Spyware Wake-up Call
Computerworld -
Like most oblivious users, I've never given much thought to spyware. I've always shrugged it off as just another slimy advertising gimmick in an online world chock-full of them. But as any security expert will tell you, anybody who surfs the Net has spyware on his machine.
Whatever you call it -- adware, sneakware or snoopware -- spyware is a catch-all term for any hidden software program that surreptitiously monitors your Web activities or gathers data without your knowledge. At its most harmless, spyware tracks your Web shopping pathways and gives marketers new numbers to crunch. At its most toxic, it may be monitoring your keystrokes, installing programs, scanning files or even turning on a webcam to secretly film you.
Yet, until recently, spyware has been seen as mainly a consumer, home-user concern -- a perpetual hot button among privacy advocates, but hardly a significant corporate IT security risk. That view is changing, however, and once you read Robert L. Mitchell's "Spyware Sneaks Into the Office" , you'll see why. The story makes a strong case for paying attention to this menacing but silent invader of corporate networks.

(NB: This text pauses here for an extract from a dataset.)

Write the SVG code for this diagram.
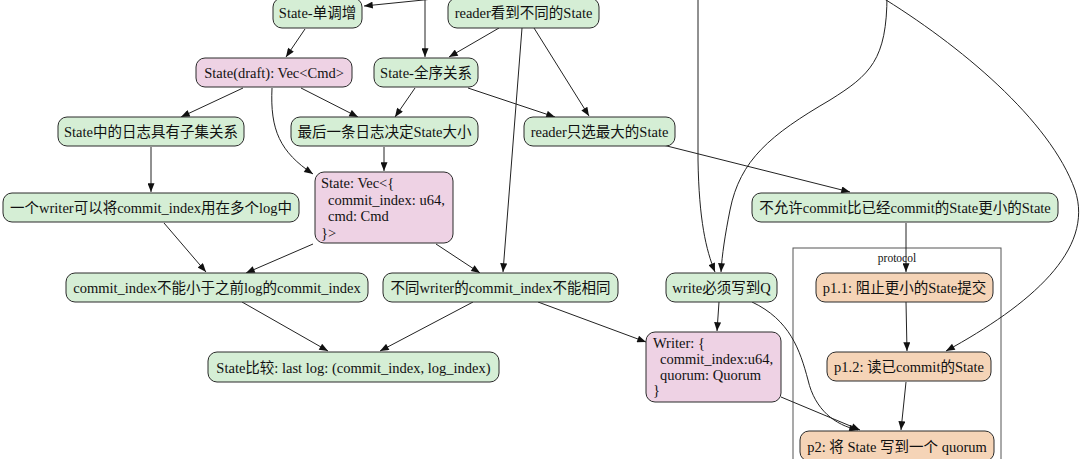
<svg xmlns="http://www.w3.org/2000/svg" width="1080" height="459" viewBox="0 0 1080 459">
<style>
  .n rect { stroke: #2a2a2a; stroke-width: 1; }
  .g rect { fill: #d5eed5; }
  .p rect { fill: #eed2e4; }
  .o rect { fill: #f5d4b7; }
  text { font-family: "Liberation Serif", "Noto Sans CJK SC", serif; font-size: 14.5px; fill: #111; }
  .c { text-anchor: middle; }
  .e path { fill: none; stroke: #222; stroke-width: 1; marker-end: url(#ah); }
  .cl { fill: none; stroke: #555; stroke-width: 1; }
  .cll { font-size: 11.5px; text-anchor: middle; }
</style>
<defs>
  <marker id="ah" viewBox="0 0 10 8" refX="10" refY="4" markerWidth="10" markerHeight="7" markerUnits="userSpaceOnUse" orient="auto">
    <path d="M0,0 L10,4 L0,8 Z" fill="#111"/>
  </marker>
</defs>
<rect width="1080" height="459" fill="#fff"/>
<g id="cluster_protocol">
  <rect class="cl" x="793" y="248" width="208" height="240"/>
  <text class="cll" x="897" y="262">protocol</text>
</g>
<g id="edges" class="e">
  <path d="M473,-5 L364,6"/>
  <path d="M425,-5 L425,57"/>
  <path d="M698,-5 L698,160 C699,220 706,250 715,272"/>
  <path d="M887,-5 C887,60 870,75 830,100 C770,135 740,160 730,210 C725,235 722,255 721,272"/>
  <path d="M878,-5 C960,45 1050,120 1075,190 C1095,250 1030,305 946,351"/>
  <path d="M305,29 L286,57"/>
  <path d="M499,28 L449,57"/>
  <path d="M534,28 L589,116"/>
  <path d="M522,28 L503,272"/>
  <path d="M243,88 L181,117"/>
  <path d="M301,88 L358,117"/>
  <path d="M272,88 C270,130 280,152 313,174"/>
  <path d="M415,88 L395,117"/>
  <path d="M468,88 L555,117"/>
  <path d="M384,147 L384,171"/>
  <path d="M151,147 L151,192"/>
  <path d="M164,223 L206,272"/>
  <path d="M313,244 L246,273"/>
  <path d="M436,244 L480,273"/>
  <path d="M242,302 L328,351"/>
  <path d="M473,302 L380,351"/>
  <path d="M538,302 L646,342"/>
  <path d="M655,143 L850,192"/>
  <path d="M906,223 L906,272"/>
  <path d="M719,302 L717,331"/>
  <path d="M752,302 C790,320 800,350 808,380 C815,410 835,425 858,430"/>
  <path d="M781,397 L860,430"/>
  <path d="M906,302 L907,351"/>
  <path d="M906,382 L901,430"/>
</g>
<g id="n_mono" class="n g"><rect x="273" y="-2" width="89" height="30" rx="9"/><text class="c" x="317.5" y="18">State-单调增</text></g>
<g id="n_reader_diff" class="n g"><rect x="448" y="-2" width="151" height="30" rx="9"/><text class="c" x="523.5" y="18">reader看到不同的State</text></g>
<g id="n_draft" class="n p"><rect x="196" y="58" width="156" height="29" rx="9"/><text class="c" x="274" y="77.5">State(draft): Vec&lt;Cmd&gt;</text></g>
<g id="n_total" class="n g"><rect x="374" y="58" width="104" height="29" rx="9"/><text class="c" x="426" y="77.5">State-全序关系</text></g>
<g id="n_subset" class="n g"><rect x="58" y="117" width="186" height="29" rx="9"/><text class="c" x="151" y="136.5">State中的日志具有子集关系</text></g>
<g id="n_last" class="n g"><rect x="291" y="117" width="187" height="29" rx="9"/><text class="c" x="384.5" y="136.5">最后一条日志决定State大小</text></g>
<g id="n_reader_max" class="n g"><rect x="524" y="117" width="151" height="29" rx="9"/><text class="c" x="599.5" y="136.5">reader只选最大的State</text></g>
<g id="n_writer_multi" class="n g"><rect x="3" y="193" width="296" height="29" rx="9"/><text class="c" x="151" y="212.5">一个writer可以将commit_index用在多个log中</text></g>
<g id="n_state_vec" class="n p"><rect x="315" y="172" width="138" height="71" rx="9"/>
  <text x="321" y="188">State: Vec&lt;{</text>
  <text x="328" y="204.5">commit_index: u64,</text>
  <text x="328" y="221">cmd: Cmd</text>
  <text x="321" y="237.5">}&gt;</text>
</g>
<g id="n_no_smaller" class="n g"><rect x="752" y="193" width="306" height="29" rx="9"/><text class="c" x="905" y="212.5">不允许commit比已经commit的State更小的State</text></g>
<g id="n_ci_less" class="n g"><rect x="66" y="273" width="302" height="29" rx="9"/><text class="c" x="217" y="292.5">commit_index不能小于之前log的commit_index</text></g>
<g id="n_diff_writer" class="n g"><rect x="383" y="273" width="235" height="29" rx="9"/><text class="c" x="500.5" y="292.5">不同writer的commit_index不能相同</text></g>
<g id="n_write_q" class="n g"><rect x="666" y="273" width="111" height="29" rx="9"/><text class="c" x="721.5" y="292.5">write必须写到Q</text></g>
<g id="n_p11" class="n o"><rect x="816" y="273" width="177" height="29" rx="9"/><text class="c" x="904.5" y="292.5">p1.1: 阻止更小的State提交</text></g>
<g id="n_writer" class="n p"><rect x="646" y="332" width="135" height="70" rx="9"/>
  <text x="653" y="348">Writer: {</text>
  <text x="660" y="364">commit_index:u64,</text>
  <text x="660" y="379.5">quorum: Quorum</text>
  <text x="653" y="395">}</text>
</g>
<g id="n_compare" class="n g"><rect x="208" y="352" width="291" height="30" rx="9"/><text class="c" x="353.5" y="372.5">State比较: last log: (commit_index, log_index)</text></g>
<g id="n_p12" class="n o"><rect x="827" y="352" width="164" height="29" rx="9"/><text class="c" x="909" y="371.5">p1.2: 读已commit的State</text></g>
<g id="n_p2" class="n o"><rect x="800" y="431" width="194" height="30" rx="9"/><text class="c" x="897" y="451.5">p2: 将 State 写到一个 quorum</text></g>
</svg>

What kind of menace are we talking about? For starters, spyware is doing the following:
- Interfering with regulatory compliance efforts. Companies must comply with a complex legal web of privacy regulations and data protection mandates today. When spyware is loose in your environment, you can no longer guarantee that corporate information is secure. Unauthorized, untested software on corporate laptops basically blows a hole in your carefully crafted security policies.
- Generating even more spam. When spyware finds e-mail addresses, it obligingly sends them back out over the Internet to be traded, shared or sold to spammers. Users clueless enough to click on product ads within the spam may be downloading additional spyware.
- Devouring network resources. One LAN administrator quoted in our story discovered multiple spyware programs running on 200 desktop PCs when he investigated complaints about lousy network performance and proliferating pop-up ads. When his ever-helpful users tried to block the pop-ups by downloading freeware to do the job, even more spyware rode in with the free software.
Ah, freeware. Or not-so-free ware, as it turns out. Bundling in adware programs is all part and parcel of the way distributors make money on freeware . Exhibit A is the wildly popular Kazaa Media Desktop, a kitchen-sink collection of peer-to-peer file sharing services that also delivers multiple adware programs (and much worse). If downloading freeware isn't already outlawed in your company, it should be.